Saturday 2 September 2023

Day 10: Dillon MT - Missoula MT

 A large chunk of today's route did not happen, you understand, because they weren't on gravel roads where you ent supposed to take your hire car.  So it's a good job I didn't, just like 2018 when I definitely didn't take the scenic route from Chicken to Dawson City, oh no.

Anyway, our intrepid explorers continued to head south in the hope of hooking up with the Shoshone and continued to not find them until mid-August 1805 at or near what they called Camp Fortunate.  Sadly since then Camp Fortunate has been inundated with about eighty feet of water.

Camp Fortunate is under this 'ere lake chiz.

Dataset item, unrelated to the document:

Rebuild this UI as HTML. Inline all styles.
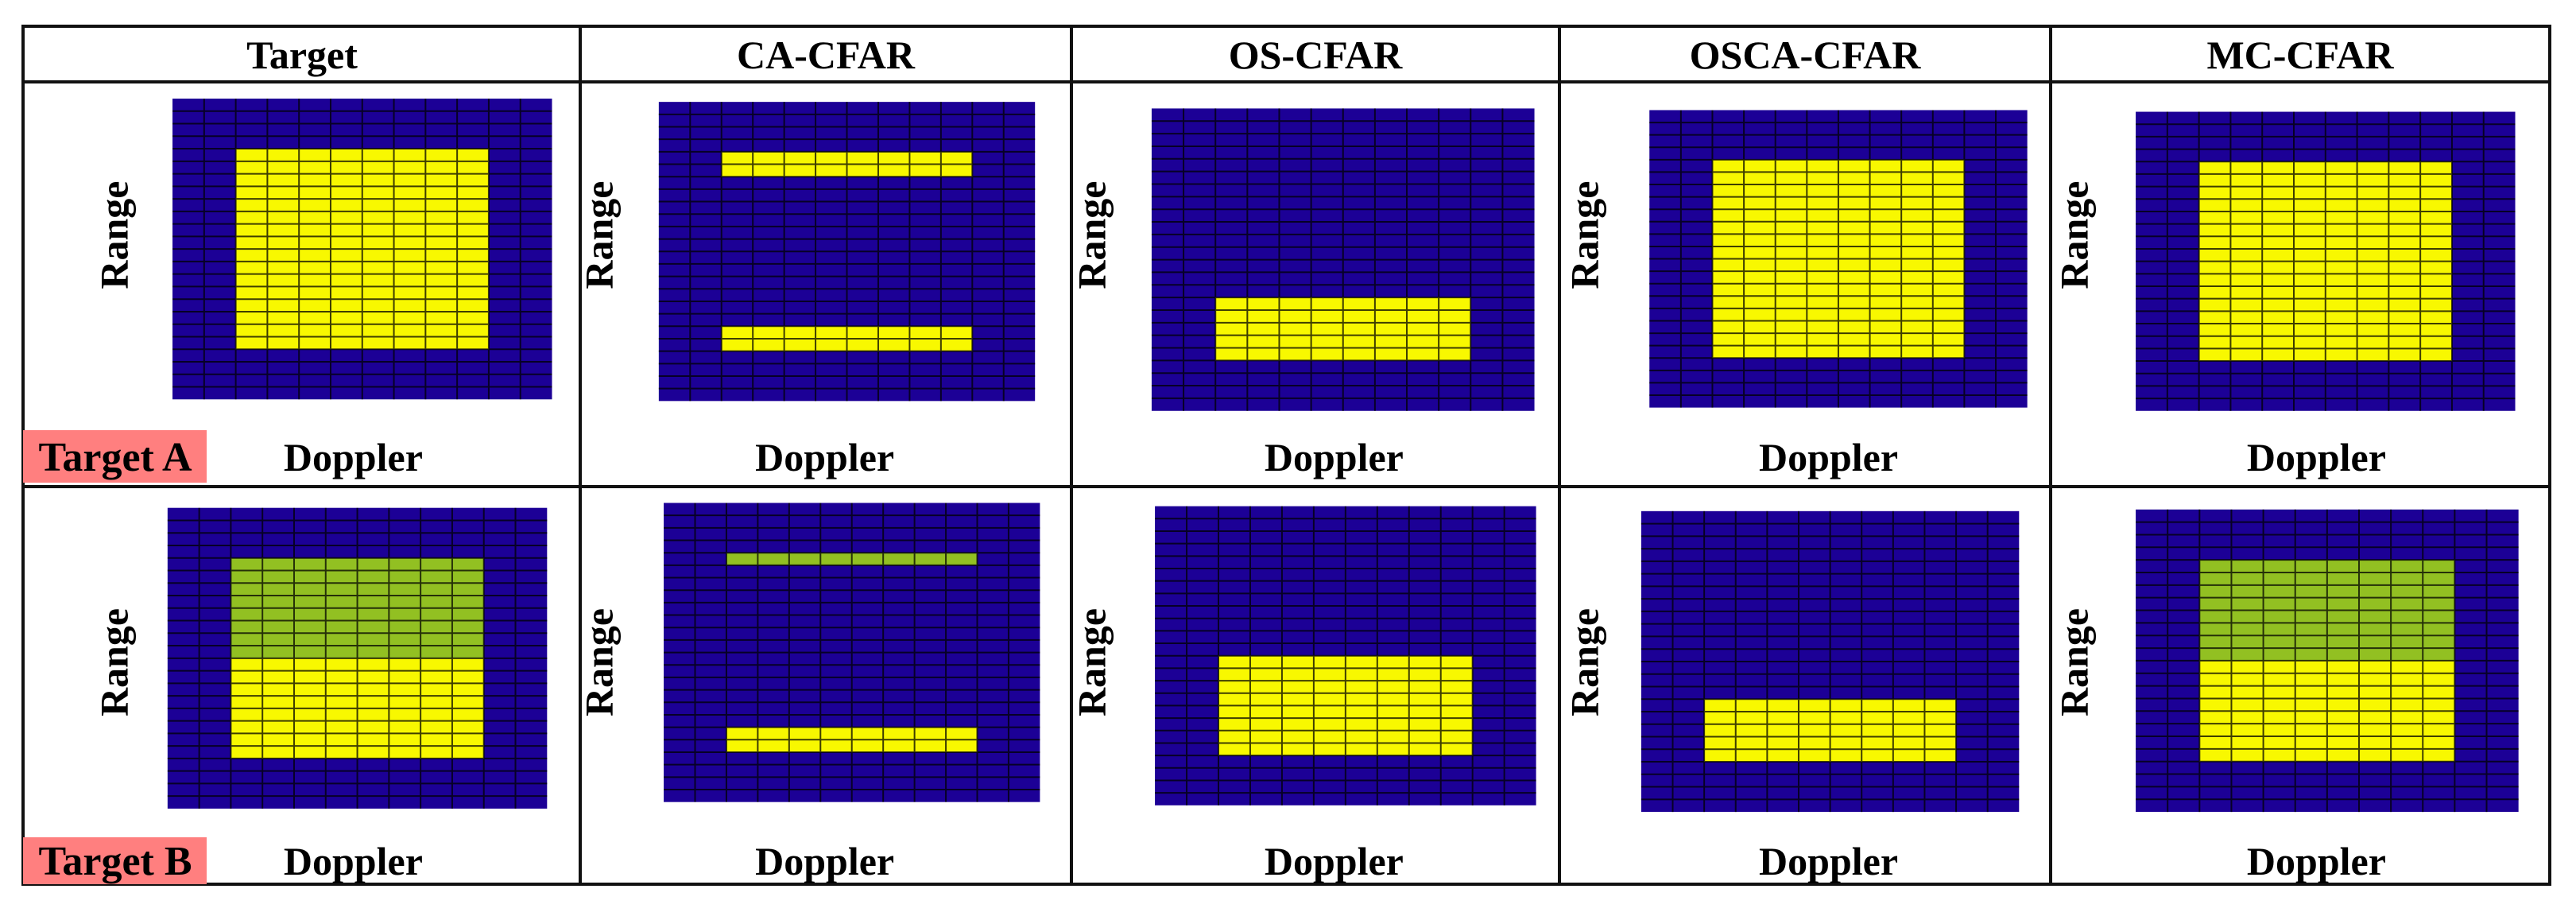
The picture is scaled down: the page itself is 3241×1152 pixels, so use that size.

Anyway, they did finally meet the Shoshone, bought horses and made the trip over the Continental Divide at Lemhi Pass.  It wasn't called that then, obv, because Lemhi is a figure from the Book of Mormon which Joseph Smith didn't make up until more than twenty years later.  Lemhi Pass, were one to go there unlike, for e.g. me today, is reached from the Montana side by 12 miles of well-maintained gravel road and - apparently - passes this spot:

Picture by someone with a Garmin TwatNav & NHP BEAR who is not me

If you were to ascend the pass , the view back into Montana might look like this:

While the view into Idaho is said to look more like this:

"Downhill all the way now" exclaimed Captain Lewis...

If one were to go straight on at the crossroads in the above photo then I've read that you will find yourself on another gravel road a fair bit more bumpy and a metric fucktonne steeper and twistier than the Montana side, so it's a good job I didn't go there.

If I had gone there - which I didn't, natch - I'd have rejoined the tarmac in Tendoy ID and followed ID-28 down the Lemhi River valley to its meeting with the Salmon River in, er, Salmon.  You can also get to Tendoy if, having not turned right to go over Lemhi Pass, you went straight on to the end of Highway 324 and turned right.

Horrible RTA in Baker, between Tendoy and Salmon.  Multiple police cars, two or three ambulances and the Fire & Rescue mob with a van marked "EXTRICATION UNIT".  Eeep.

Beyond the town of Salmon US-93 follows the river closely until suddenly it doesn't,  Very like Captains Lewis and Clark.  The river, you see, turns west and dives headlong into a canyon.  Clark explored the first few miles of the canyon before returning disheartened, as the canyon was basically made of rapids impassable to either men on horseback or in the canoes which in their case they had not got.  Instead they had to flog up the North Fork of the river which climbs steeply to the summit of Lost Trail Pass and drop down the other side into the Bitterroot Valley, which is these days back in Montana.

I took a bit of a detour here, turned right and back over the Divide to visit the Big Hole battlefield, scene of a barney between the US Army and the Nez Perce (pronounced NEZZ PURSE and not inna-French-stylee as I had thought until a few days ago).  The Nez Perce, having been thoroughly stitched up by Whitey after gold was discovered on their reservation, decided in 1877 to bog off into Montana and hang out with their pals the Crow, but the revenge killin' of some, or more, settlers put the Army on their trail.  The Nez Perce beat them convincingly at their first encounter at the foot of White Bird Hill south of Grangeville, but were attacked in the middle of the night at Big Hole and it took them quite a while to organise and give the military another bloody nose.  Do not watch the film they show at the Visitor Center unless you want to get really fucking angry.

Nez Perce encampment was on the flat bit in the middle; US Army attacked from the left

The Nez Perce changed their plans somewhat and decided the only place they'd be safe was Canada.  Fighting a Several more battles along the way they made it to within forty miles of the border when they were defeated at the Battle of Bear Paw.  Subsequently White Bird and a few men did make it into what's now Saskatchewan, but Chief Joseph and the rest of the Nez Perce surrendered, having been promised that they would be allowed to return to the reservation.  Natch this also didn't happen, on the orders of General William Sherman, and instead they were marched all the way to Bismarck ND before going on by train to incarceration in Fort Leavenworth KS.  The survivors, with the exception of Chief Joseph, were eventually allowed home in 1885; Joseph was not permitted to stay on the same reservation as the rest of his people.  Though they did eventually name a dam on the Columbia River after him, so that's alright.

Why Lewis & Clark didn't carry on to the site of Missoula and turn west down the Clark Fork river is not entirely clear to this Unit, but they didn't.  That, however, is tomorrow's adventure.